View of Bourbon Street in New Orleans' historic Old Town at sunset, featuring classic balcony architecture and blue flags hanging from wrought-iron railings under a dramatic, cloud-filled sky.

The Cajun people of Louisiana trace their heritage to the displaced French Acadians of what is now Canada. Expelled by the British from 1755, Acadians brought their language, customs and symbols with them to the south of the United States.

Michel Messier of Vermont claimed his alleged lineage granted him IP rights to the floral symbol that had been associated with the French crown since at least the reign of Philip I in 1060 and, apocryphally, as far back as Charlemagne's coronation in 800. Meanwhile, the Saints have been using a fleur-de-lis mark since entering the National Football League in 1967, attaining a registration from the USPTO in 1974 for uses associated with "entertainment services in the form of professional football games and exhibitions."

Thankfully, Chief Judge Moore and Circuit Judges Prost and Stark were not called upon to determine whether blue blood flowed through the plaintiff's veins or he was a pretender to the abolished throne, only the merits of his court filings. "[E]ven if we take as true what he does allege, whether in his amended petition (as we must) or his briefs (which we are not required to do), he has not met his burden to show a concrete and particularized injury sufficient to have standing to press this appeal."

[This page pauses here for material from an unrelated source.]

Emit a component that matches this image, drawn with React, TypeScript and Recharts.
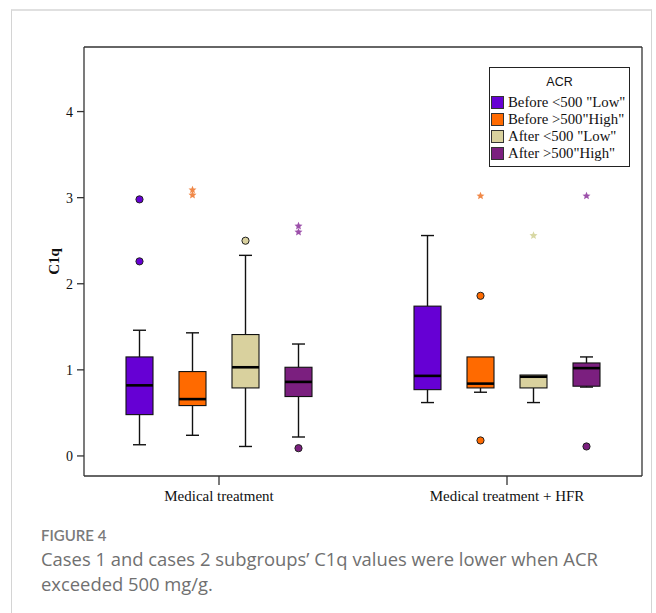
import { ComposedChart, Bar, XAxis, YAxis, Legend, CartesianGrid } from "recharts";

const categories = ["Medical treatment", "Medical treatment + HFR"];
const seriesNames = [
  'Before <500 "Low"',
  'Before >500"High"',
  'After <500 "Low"',
  'After >500"High"',
];
const seriesColors = ["#6600d4", "#ff6a00", "#d9d19e", "#7b1f7f"];
const extremeColors = ["#8a4ae0", "#f08848", "#d8d8a4", "#9c50aa"];

// [lower whisker, Q1, median, Q3, upper whisker], one entry per category
const beforeLow = [
  [0.13, 0.48, 0.82, 1.15, 1.46],
  [0.62, 0.77, 0.93, 1.74, 2.56],
];
const beforeHigh = [
  [0.24, 0.585, 0.66, 0.98, 1.43],
  [0.74, 0.79, 0.84, 1.15, 1.15],
];
const afterLow = [
  [0.11, 0.79, 1.03, 1.41, 2.33],
  [0.62, 0.79, 0.92, 0.94, 0.94],
];
const afterHigh = [
  [0.22, 0.69, 0.86, 1.03, 1.3],
  [0.8, 0.81, 1.02, 1.08, 1.15],
];

// outliers (circles) and extremes (stars)
const beforeLowOut = [[2.98, 2.26], []];
const beforeHighOut = [[], [1.86, 0.18]];
const afterLowOut = [[2.5], []];
const afterHighOut = [[0.09], [0.11]];
const beforeLowExt = [[], []];
const beforeHighExt = [[3.09, 3.03], [3.02]];
const afterLowExt = [[], [2.56]];
const afterHighExt = [[2.67, 2.6], [3.02]];

const yTicks = [0, 1, 2, 3, 4];

const stats = [beforeLow, beforeHigh, afterLow, afterHigh];
const outs = [beforeLowOut, beforeHighOut, afterLowOut, afterHighOut];
const exts = [beforeLowExt, beforeHighExt, afterLowExt, afterHighExt];

const data = categories.map((name, c) => ({
  name,
  boxes: stats.map((s, i) => ({
    stats: s[c],
    outliers: outs[i][c],
    extremes: exts[i][c],
  })),
}));

const SERIF = '"Liberation Serif", "Times New Roman", serif';

function starPath(cx: number, cy: number, r: number) {
  let d = "";
  for (let k = 0; k < 10; k++) {
    const rr = k % 2 === 0 ? r : r * 0.45;
    const a = -Math.PI / 2 + (k * Math.PI) / 5;
    d += (k === 0 ? "M" : "L") + (cx + rr * Math.cos(a)) + "," + (cy + rr * Math.sin(a));
  }
  return d + "Z";
}

function BoxShape(props: any) {
  const { x, y, width, height, payload, idx } = props;
  const box = payload.boxes[idx];
  const [lo, q1, med, q3, hi] = box.stats;
  // the bar spans q1..q3, so its pixel size gives the y mapping
  const k = height / (q3 - q1);
  const toY = (v: number) => y + (q3 - v) * k;
  const cx = x + width / 2;
  const cap = 6.5;
  const line = { stroke: "#111", strokeWidth: 1.4 };
  return (
    <g>
      {hi > q3 && (
        <>
          <line x1={cx} x2={cx} y1={toY(hi)} y2={y} {...line} />
          <line x1={cx - cap} x2={cx + cap} y1={toY(hi)} y2={toY(hi)} {...line} />
        </>
      )}
      {lo < q1 && (
        <>
          <line x1={cx} x2={cx} y1={y + height} y2={toY(lo)} {...line} />
          <line x1={cx - cap} x2={cx + cap} y1={toY(lo)} y2={toY(lo)} {...line} />
        </>
      )}
      <rect x={x} y={y} width={width} height={height} fill={seriesColors[idx]} stroke="#111" strokeWidth={1.1} />
      <line x1={x} x2={x + width} y1={toY(med)} y2={toY(med)} stroke="#000" strokeWidth={2.6} />
      {box.outliers.map((v: number, j: number) => (
        <circle key={"o" + j} cx={cx} cy={toY(v)} r={3.6} fill={seriesColors[idx]} stroke="#222" strokeWidth={1} />
      ))}
      {box.extremes.map((v: number, j: number) => (
        <path key={"e" + j} d={starPath(cx, toY(v), 4.2)} fill={extremeColors[idx]} />
      ))}
    </g>
  );
}

function LegendBox(props: any) {
  const payload = [...(props.payload || [])].sort(
    (a: any, b: any) => seriesNames.indexOf(a.value) - seriesNames.indexOf(b.value)
  );
  return (
    <div
      style={{
        width: 141,
        height: 100,
        border: "1px solid #222",
        background: "#fff",
        boxSizing: "border-box",
      }}
    >
      <div
        style={{
          textAlign: "center",
          fontFamily: '"Liberation Sans", Arial, sans-serif',
          fontSize: 12.5,
          color: "#111",
          marginTop: 7,
          marginBottom: 5,
          lineHeight: "14px",
        }}
      >
        ACR
      </div>
      {payload.map((p: any, i: number) => (
        <div key={i} style={{ display: "flex", alignItems: "center", height: 17, marginLeft: 1 }}>
          <span
            style={{
              width: 13,
              height: 13,
              flex: "none",
              background: p.color,
              border: "1px solid #333",
              boxSizing: "border-box",
              marginRight: 4,
            }}
          />
          <span style={{ fontFamily: SERIF, fontSize: 14.8, color: "#111", whiteSpace: "nowrap" }}>
            {p.value}
          </span>
        </div>
      ))}
    </div>
  );
}

function YLabel(props: any) {
  const vb = props.viewBox || {};
  const cx = vb.x + 54;
  const cy = vb.y + vb.height / 2;
  return (
    <text
      x={cx}
      y={cy}
      transform={`rotate(-90 ${cx} ${cy})`}
      textAnchor="middle"
      dominantBaseline="central"
      fontFamily={SERIF}
      fontWeight="bold"
      fontSize={15}
      fill="#111"
    >
      C1q
    </text>
  );
}

export default function App() {
  const axisColor = "#333";
  return (
    <div style={{ position: "relative", width: 656, height: 613, background: "#fff", overflow: "hidden" }}>
      <style>{"body{margin:0}"}</style>
      <div
        style={{
          position: "absolute",
          left: 11,
          top: 9,
          width: 639,
          height: 640,
          borderLeft: "1px solid #d4d4d4",
          borderRight: "1px solid #d4d4d4",
          borderTop: "2px solid #e0e0e0",
        }}
      />
      <div style={{ position: "absolute", left: 0, top: 0 }}>
        <ComposedChart
          width={656}
          height={520}
          data={data}
          margin={{ top: 47, right: 14, bottom: 0, left: 0 }}
          barGap={26}
        >
          <CartesianGrid
            xAxisId="b"
            yAxisId="l"
            stroke={axisColor}
            strokeWidth={1.3}
            horizontalCoordinatesGenerator={({ offset }: any) => [offset.top]}
            verticalCoordinatesGenerator={({ offset }: any) => [offset.left + offset.width]}
          />
          <XAxis
            xAxisId="b"
            dataKey="name"
            padding={{ left: -9, right: -9 }}
            height={44}
            stroke={axisColor}
            strokeWidth={1.3}
            tickSize={9}
            tickMargin={5}
            tick={{ fontFamily: SERIF, fontSize: 15, fill: "#111" }}
          />
          <YAxis
            yAxisId="l"
            type="number"
            domain={[-0.233, 4.75]}
            ticks={yTicks}
            width={84}
            stroke={axisColor}
            strokeWidth={1.3}
            tickSize={7}
            tickMargin={4}
            tick={{ fontFamily: SERIF, fontSize: 14, fill: "#111" }}
            label={<YLabel />}
          />
          <Legend
            layout="horizontal"
            verticalAlign="middle"
            align="center"
            content={<LegendBox />}
            wrapperStyle={{ position: "absolute", left: 489, top: 67, width: 141, height: 100 }}
          />
          {seriesNames.map((n, i) => (
            <Bar
              key={n}
              name={n}
              xAxisId="b"
              yAxisId="l"
              dataKey={(row: any) => [row.boxes[i].stats[1], row.boxes[i].stats[3]]}
              fill={seriesColors[i]}
              barSize={27}
              isAnimationActive={false}
              shape={(p: any) => <BoxShape {...p} idx={i} />}
            />
          ))}
        </ComposedChart>
      </div>
      <div
        style={{
          position: "absolute",
          left: 41,
          top: 525,
          fontFamily: "Lato, 'Open Sans', sans-serif",
          fontWeight: 600,
          fontSize: 15,
          color: "#7a7a7a",
          lineHeight: "20px",
        }}
      >
        FIGURE 4
      </div>
      <div
        style={{
          position: "absolute",
          left: 41,
          top: 547,
          width: 612,
          fontFamily: "'Open Sans', Lato, sans-serif",
          fontSize: 18.4,
          color: "#707070",
          lineHeight: "24.7px",
        }}
      >
        Cases 1 and cases 2 subgroups’ C1q values were lower when ACR
        <br />
        exceeded 500 mg/g.
      </div>
    </div>
  );
}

Namely, Michel Messier failed to evidence his – or his family's – commercial use of a fleur-de-lis design in any sector, to say nothing of entertainment services or football. Though he did put forward the possibility of licensing the design in the future, the constitutional doctrine of Article III standing requires a plaintiff to show an injury in fact, not merely a hypothetical or conjectural one, to appear before a federal court. As such, the case was thrown out, leaving the Trademark Trial and Appeal Board's cancellation refusal in place and concluding the brief War of the Lilies.